Problem statement —
Reproduce every line of the material below, but drop the pictures.

Source excerpt —
----

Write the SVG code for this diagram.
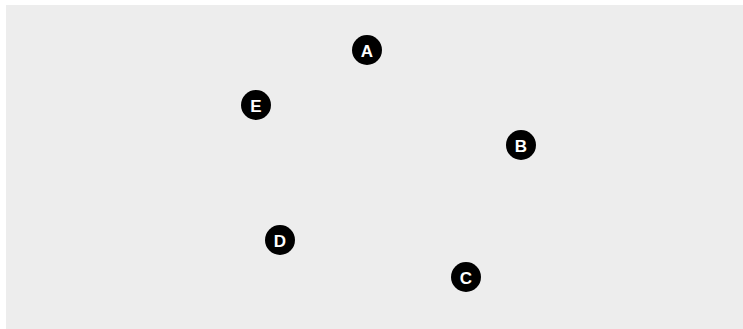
<svg xmlns="http://www.w3.org/2000/svg" width="743" height="329" viewBox="0 0 743 329">
<style>
.n circle{fill:#000}
.n text{fill:#fff;font-family:"Liberation Sans",Arial,sans-serif;font-weight:bold;font-size:17px;text-anchor:middle;dominant-baseline:central}
</style>
<rect x="0" y="0" width="743" height="329" fill="#fff"/>
<rect x="6" y="5" width="737" height="324" fill="#ededed"/>
<g id="connectors"></g>
<g id="node-A" class="n"><circle cx="367" cy="50" r="15"/><text x="367" y="51">A</text></g>
<g id="node-E" class="n"><circle cx="256" cy="105" r="15"/><text x="256" y="106">E</text></g>
<g id="node-B" class="n"><circle cx="521" cy="145" r="15"/><text x="521" y="146">B</text></g>
<g id="node-D" class="n"><circle cx="280" cy="240" r="15"/><text x="280" y="241">D</text></g>
<g id="node-C" class="n"><circle cx="466" cy="277" r="15"/><text x="466" y="278">C</text></g>
</svg>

----

Result of this exercise —
Write the SVG code for this diagram.
<svg xmlns="http://www.w3.org/2000/svg" width="743" height="329" viewBox="0 0 743 329">
<style>
.n circle{fill:#000}
.n text{fill:#fff;font-family:"Liberation Sans",Arial,sans-serif;font-weight:bold;font-size:17px;text-anchor:middle;dominant-baseline:central}
</style>
<rect x="0" y="0" width="743" height="329" fill="#fff"/>
<rect x="6" y="5" width="737" height="324" fill="#ededed"/>
<g id="connectors"></g>
<g id="node-A" class="n"><circle cx="367" cy="50" r="15"/><text x="367" y="51">A</text></g>
<g id="node-E" class="n"><circle cx="256" cy="105" r="15"/><text x="256" y="106">E</text></g>
<g id="node-B" class="n"><circle cx="521" cy="145" r="15"/><text x="521" y="146">B</text></g>
<g id="node-D" class="n"><circle cx="280" cy="240" r="15"/><text x="280" y="241">D</text></g>
<g id="node-C" class="n"><circle cx="466" cy="277" r="15"/><text x="466" y="278">C</text></g>
</svg>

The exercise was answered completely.